The bill was opposed by marketers through the Independent Connecticut Petroleum Association and by refiners through the Connecticut Petroleum Council, one of several state organizations within the American Petroleum Institute.
Opposition to a zone pricing ban came from API and the state petroleum council, which commissioned a study by three Quinnepac University economics professors. The study was presented to Connecticut lawmakers earlier this year. The professors were Christopher Ball, Mark Gius, and Matthew Rafferty.

Actual prices
The study was the first to use actual historic prices supplied by refiners who were careful to not share them with each other for antitrust reasons, according to Steve Guveyan, the Connecticut Petroleum Council's executive director. "They found that over a 3-year period, prices would have gone up without zone pricing," he told OGJ on May 17.

Banning zone pricing would reduce competition not only between brands but also within brands since products from a single terminal would have to sell at uniform prices and not consider retail outlet property costs and other overhead, Guveyan said.

"Our results are consistent with the theoretical, experimental and empirical results of prior studies.

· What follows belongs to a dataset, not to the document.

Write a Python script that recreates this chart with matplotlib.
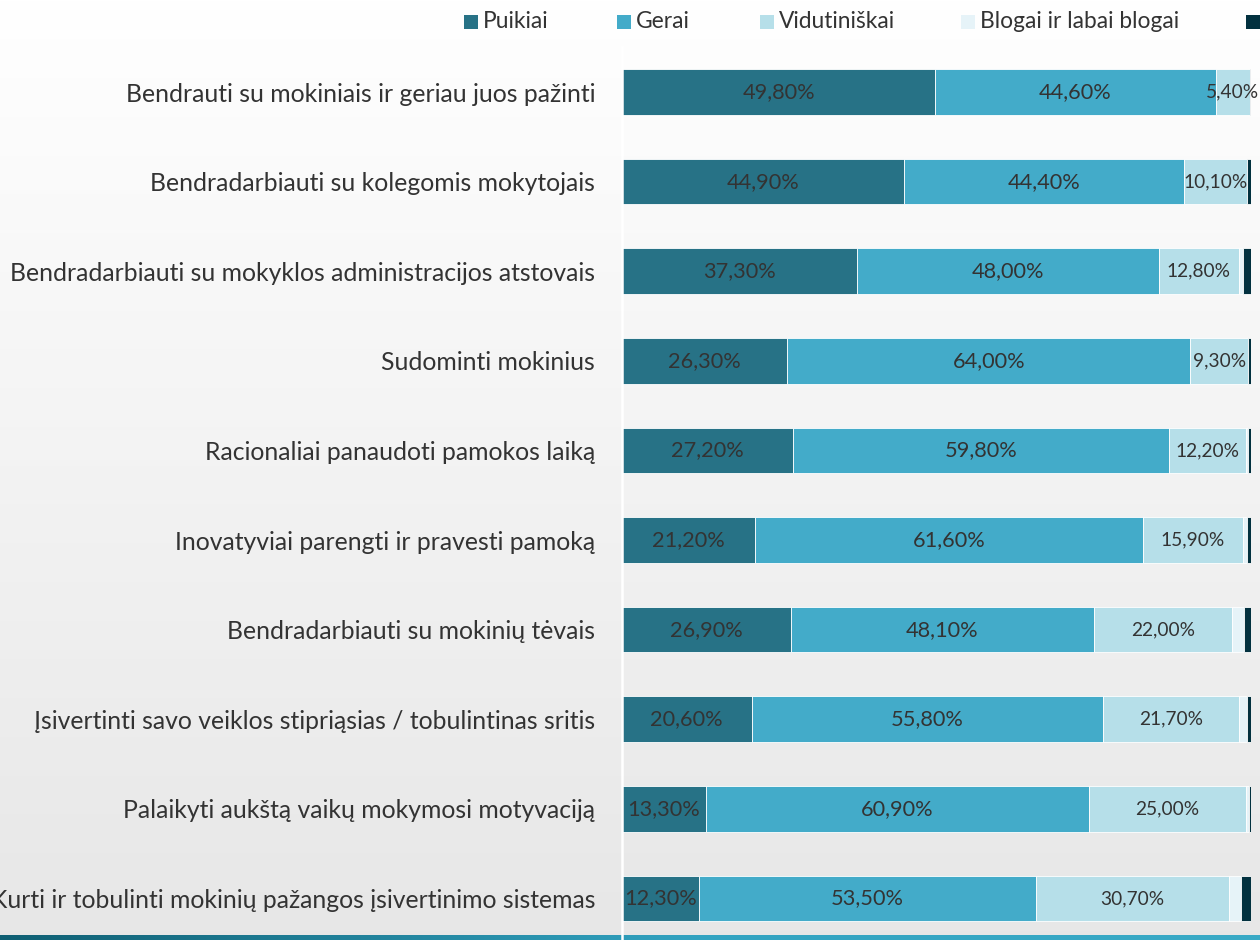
import numpy as np
import matplotlib
matplotlib.use("Agg")
import matplotlib.pyplot as plt
from matplotlib.patches import Rectangle

plt.rcParams['font.family'] = ['Lato', 'DejaVu Sans']

categories = [
    "Bendrauti su mokiniais ir geriau juos pažinti",
    "Bendradarbiauti su kolegomis mokytojais",
    "Bendradarbiauti su mokyklos administracijos atstovais",
    "Sudominti mokinius",
    "Racionaliai panaudoti pamokos laiką",
    "Inovatyviai parengti ir pravesti pamoką",
    "Bendradarbiauti su mokinių tėvais",
    "Įsivertinti savo veiklos stipriąsias / tobulintinas sritis",
    "Palaikyti aukštą vaikų mokymosi motyvaciją",
    "Kurti ir tobulinti mokinių pažangos įsivertinimo sistemas",
]
series_names = ["Puikiai", "Gerai", "Vidutiniškai", "Blogai ir labai blogai", "Kita"]
puikiai = [49.8, 44.9, 37.3, 26.3, 27.2, 21.2, 26.9, 20.6, 13.3, 12.3]
gerai = [44.6, 44.4, 48.0, 64.0, 59.8, 61.6, 48.1, 55.8, 60.9, 53.5]
vidutiniskai = [5.4, 10.1, 12.8, 9.3, 12.2, 15.9, 22.0, 21.7, 25.0, 30.7]
blogai = [0.0, 0.0, 0.6, 0.0, 0.3, 0.6, 1.9, 1.3, 0.5, 1.9]
kita = [0.3, 0.6, 1.3, 0.4, 0.5, 0.7, 1.1, 0.6, 0.3, 1.6]
colors = ["#277286", "#43abc9", "#b6dfe9", "#e6f3f8", "#02313f"]
labelled = [True, True, True, False, False]

W, H = 1260, 940
fig = plt.figure(figsize=(W / 100, H / 100), dpi=100)

# background gradient + bottom teal line
rows = np.linspace(0, 1, H)
g = 1.0 - 0.095 * rows
bg = np.ones((H, W, 3)) * g[:, None, None]
xs = np.arange(W)
r = np.interp(xs, [0, 700, W], [15, 50, 58]) / 255
gg = np.interp(xs, [0, 700, W], [95, 163, 170]) / 255
b = np.interp(xs, [0, 700, W], [115, 193, 198]) / 255
line = np.stack([r, gg, b], axis=-1)
bg[935:, :, :] = line[None, :, :]
fig.figimage(bg, xo=0, yo=0, origin='upper', zorder=0)

ax = fig.add_axes([622 / W, 0, (1251 - 622) / W, 1 - 47 / H])
ax.set_facecolor('none')
ax.set_zorder(1)

y = np.arange(len(categories))
data = [puikiai, gerai, vidutiniskai, blogai, kita]
left = np.zeros(len(categories))
for k, (vals, col) in enumerate(zip(data, colors)):
    vals = np.array(vals)
    ax.barh(y, vals, left=left, height=0.51, color=col, edgecolor='white', linewidth=0.6)
    if labelled[k]:
        fs = 15.7 if k < 2 else 13.8
        for yi, (l, v) in enumerate(zip(left, vals)):
            ax.text(l + v / 2, yi, f"{v:.2f}".replace('.', ',') + '%', ha='center', va='center',
                    fontsize=fs, color='#333333')
    left = left + vals

ax.set_xlim(0, 100)
ax.set_ylim((940 - 92) / 89.6, -(92 - 47) / 89.6)
ax.set_yticks(y, labels=categories, fontsize=17.8, color='#333333')
ax.tick_params(axis='y', length=0, pad=19.4)
ax.set_xticks([])
for s in ['top', 'right', 'bottom']:
    ax.spines[s].set_visible(False)
ax.spines['left'].set_color('white')
ax.spines['left'].set_linewidth(1.8)

# legend at top
leg_x = [464, 617, 760, 961, 1246]
for k in range(5):
    fig.add_artist(Rectangle((leg_x[k] / W, 1 - 29 / H), 14 / W, 14 / H, transform=fig.transFigure,
                             facecolor=colors[k], edgecolor='none'))
    if k < 4:
        fig.text((leg_x[k] + 19) / W, 1 - 22 / H, series_names[k], ha='left', va='center',
                 fontsize=16.4, color='#333333')

fig.savefig("out.png", dpi=100)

Banning zone pricing in Connecticut would harm Connecticut consumers, and the harm would fall disproportionately on consumers living in the lower income areas of the state," the 3 economics professors said.

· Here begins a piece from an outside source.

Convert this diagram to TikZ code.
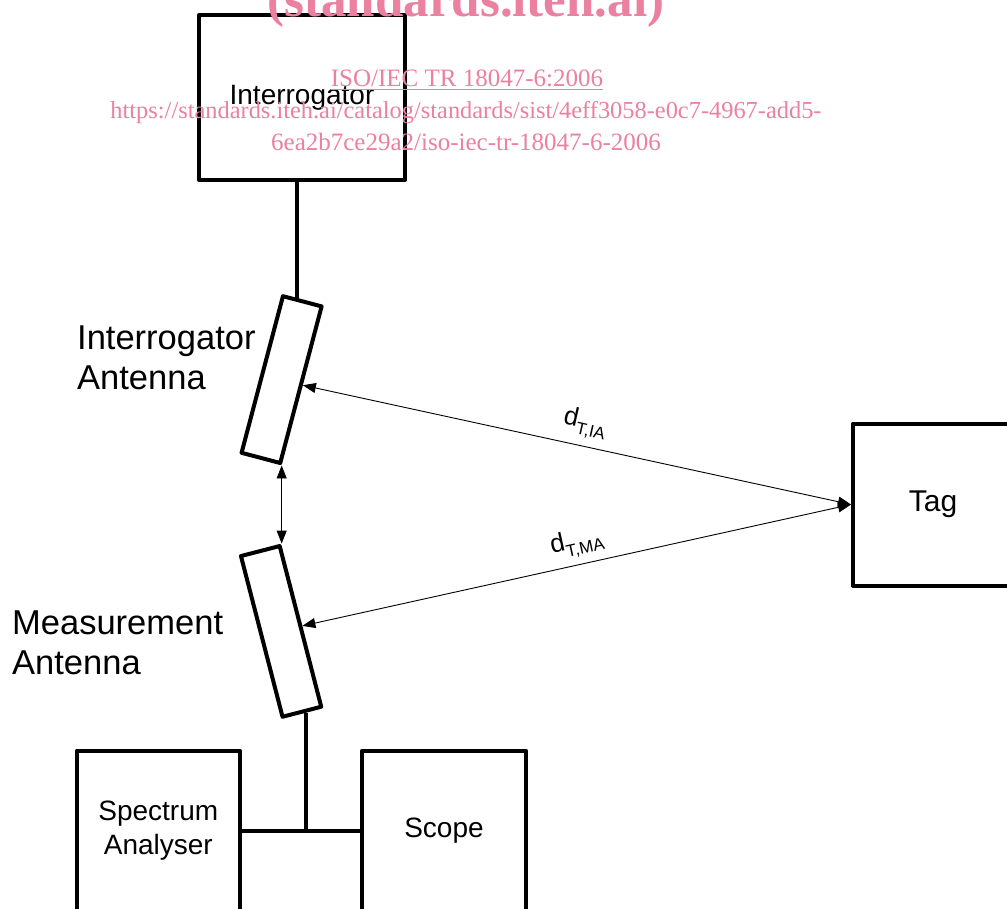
\documentclass[tikz,border=0pt]{standalone}
\usepackage{fontspec}
\setmainfont{Liberation Sans}
\newfontfamily\wmfont{Liberation Serif}
\usetikzlibrary{arrows.meta,calc}
\definecolor{wmpink}{RGB}{236,128,160}
\begin{document}
\begin{tikzpicture}[x=1pt,y=-1pt,
  blk/.style={draw,line width=4pt,line join=round,inner sep=0pt,font=\fontsize{28}{34}\selectfont,align=center},
  ant/.style={draw,line width=4pt,line join=round,inner sep=0pt,minimum width=40pt,minimum height=162pt},
  wire/.style={line width=4pt},
  dbl/.style={line width=0.9pt,{Triangle[length=13pt,width=10pt]}-{Triangle[length=13pt,width=10pt]}},
  lbl/.style={font=\fontsize{34.5}{40}\selectfont,align=left,anchor=west,inner sep=0pt},
  dlbl/.style={font=\fontsize{26}{30}\selectfont,inner sep=0pt},
  wm/.style={text=wmpink,inner sep=0pt,anchor=base}
]
\useasboundingbox (0,0) rectangle (1007,909);
\clip (0,0) rectangle (1007,909);
\fill[white] (0,0) rectangle (1007,909);
% blocks
\node[blk,minimum width=206pt,minimum height=165pt] (intg) at (302,97.5) {Interrogator};
\node[blk,minimum width=160pt,minimum height=162pt,font=\fontsize{30}{34}\selectfont] (tag) at (933,504.5) {Tag};
\node[blk,minimum width=163pt,minimum height=160pt] (spec) at (158.3,830.7) {Spectrum\\Analyser};
\node[blk,minimum width=164pt,minimum height=160pt] (scope) at (444,830.7) {Scope};
% antennas
\node[ant,rotate=-14.8] (ia) at (281.6,379.6) {};
\node[ant,rotate=14.5,minimum height=166pt] (ma) at (281.1,631.4) {};
% labels
\node[lbl] (ialbl) at (77,358) {Interrogator\\Antenna};
\node[lbl] (malbl) at (12,643) {Measurement\\Antenna};
% wires
\coordinate (iatop) at ($(ia.north west)!0.37!(ia.north east)$);
\draw[wire] (iatop) -- (iatop |- intg.south);
\coordinate (mabot) at ($(ma.south west)!0.58!(ma.south east)$);
\coordinate (junc) at (mabot |- spec.east);
\draw[wire] (mabot) -- (junc);
\draw[wire] (spec.east) -- (scope.west);
% distance arrows
\draw[dbl] (ia.south east) -- (ia.south east |- ma.north east);
\draw[dbl] (ia.east) -- (tag.west);
\draw[dbl] (ma.east) -- (tag.west);
\node[dlbl,rotate=-12.7] (dia) at (585,424) {d\raisebox{-7pt}{\fontsize{17}{17}\selectfont T,IA}};
\node[dlbl,rotate=12.6] (dma) at (577,543) {d\raisebox{-7pt}{\fontsize{17}{17}\selectfont T,MA}};
% watermark
\node[wm,font=\wmfont\bfseries\fontsize{51}{51}\selectfont] (wm1) at (466,17) {(standards.iteh.ai)};
\node[wm,font=\wmfont\fontsize{25}{25}\selectfont] (wm2) at (467,87) {\underline{ISO/IEC TR 18047-6:2006}};
\node[wm,font=\wmfont\fontsize{24.4}{25}\selectfont] (wm3) at (466,119) {https://standards.iteh.ai/catalog/standards/sist/4eff3058-e0c7-4967-add5-};
\node[wm,font=\wmfont\fontsize{25}{25}\selectfont] (wm4) at (466,151) {6ea2b7ce29a2/iso-iec-tr-18047-6-2006};
\end{tikzpicture}
\end{document}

In the past, marketers in the state have worked to kill bills "to prevent state government from making what is an international energy problem a local disaster," ICPA Executive Director Eugene A. Guilford Jr. told OGJ in a May 7 e-mail.

These include bills which would have banned dealer tank wagon pricing, replacement cost pricing, or more than 1 price increase in 24 hours, as well as others which would have required marketers to provide dealers 10-year leases, right of first refusal if the station was sold, and the right to buy products from other suppliers in violation of their current agreements.